Here in West Virginia, the three coal-mining deaths was tied for the lowest total ever with 2005. You can check out all of the state-by-state numbers for coal with this MSHA chart.

But it’s important not to make too much of such numbers. And personally, I have become wary of these end-of-the-year stories — perhaps it’s just being superstitious,  but it’s almost asking for trouble. Several mine safety regulators have expressed the same sentiment to me. And of course, don’t forget that after the record safe year in 2005, we were only two days into 2006 when the Sago Mine blew up.

MSHA chief Joe Main, quoted in that AP story, said the numbers for 2009 were encouraging, but that he won’t be satisfied until no miners are killed on the job:

It is historic. And it does tell us we can achieve a point in time when we have no fatalities.

I think that’s accomplishable, if you look at where we came from, and where we’ve come to.

(Note that AP has decided to call Main the Obama administration’s mine safety czar … what’s up with that?  I mean, he’s an assistant secretary of labor, confirmed by the U.S. Senate, not some White House adviser with a made-up job title)

And Tony Oppegard, the longtime Kentucky mine safety advocate, reminded readers of the AP story that mining remains a very dangerous job:

Everyone who’s involved in mine safety has to be extremely vigilant. There’s very small margin for error in coal mining. The smallest mistake can cost a miner his life.

Indeed, it didn’t take long for the U.S. coal industry to record its first death of 2010.

Just before midnight on Jan. 2, a worker was killed in an accident in a surface shop at Signal Peak Energy’s Bull Mountains Mine No. 1 near Roundup, Montana.  The death came just a few days after MSHA ordered that mine to shut down its longwall after a miner was injured and the company failed to meet federal accident reporting requirements.

More and more people are conceding that the coal industry’s safety goal really ought to be pretty simple — for nobody to get hurt or killed … as a Kentucky Coal Association official said in the AP story:

“It’s never positive when you have numbers like that, but it could have been worse,” said David Moss, spokesman for the Kentucky Coal Association. “We’re always striving for that goal of zero. That’s what we work toward every single day.”

Brett Harvey, CEO of CONSOL Energy, has been preaching that as well:

The blows to our industry’s reputation created by high profile mine accidents impact the safety regulatory environment in which we operate. But I also believe that our poor reputation for safety – however undeserved we think it is – impacts our ability to manage other issues of equal importance to us.

Remember the scene from the movie “The Godfather?”

Don Corleone explains why he must say no to the drug dealer who wants the Don’s political protection. He says, “It’s true I have many friends in politics. But they wouldn’t be my friends for long if they knew my business was drugs, because….frankly…drugs is a dirty business.”

If we are perceived as “a dirty business” when it comes to safety, why would our friends in Congress or the agencies work with us on other important issues.This perception even jeopardizes our role as a key provider of energy to the U.S. economy.
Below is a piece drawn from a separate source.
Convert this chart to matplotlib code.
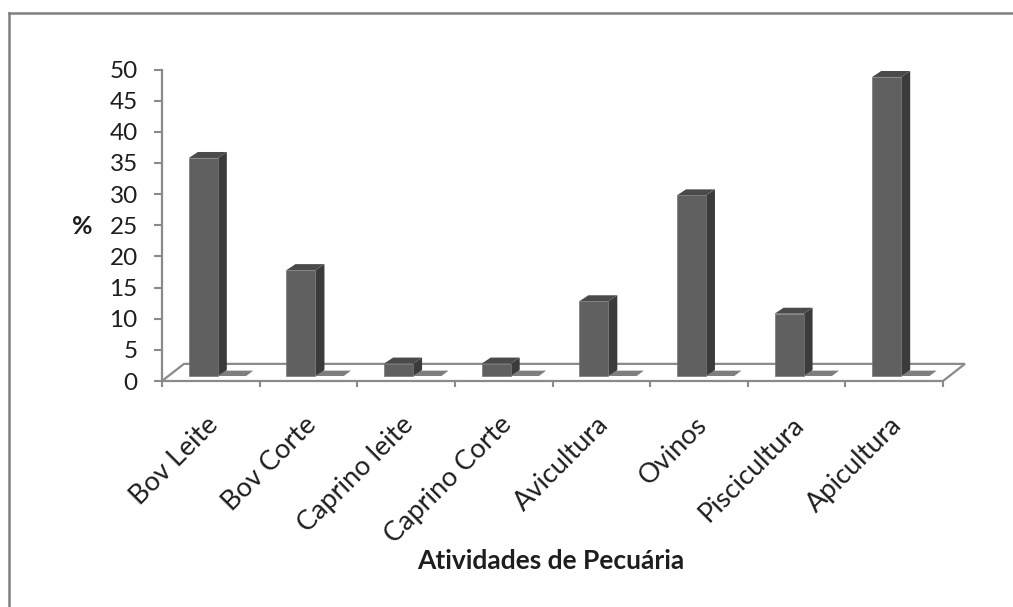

This past Sunday, for example, Thomas Sowell, the noted conservative economist at the Hoover Institute, wrote that the U.S. could reduce mine accidents if we had more nuclear generated power and less coal-fired power.

The message should be clear to all of us. Eliminate the problem.

The best way for the industry to close the reputation-reality gap is to eliminate accidents. To be at zero.

All of us need to be there. Only when key stakeholders know that mine accidents are the exception rather than the rule will we truly be able to effectively manage the many public policy issues we face.

My great-grandfather was a member of the industry’s first mine rescue team. I believe in the importance of safety. I recognize that expecting coal to be a zero-accident industry might be seen as tilting at windmills. But I believe that if we commit ourselves to this goal, we can reach zero. It is within our grasp.

Moreover, we owe it to the men and women who go into the mines everyday to produce America’s energy. We owe it to them, and we owe it to their families. We also owe it to the country — because America needs us. We mine America’s energy resources.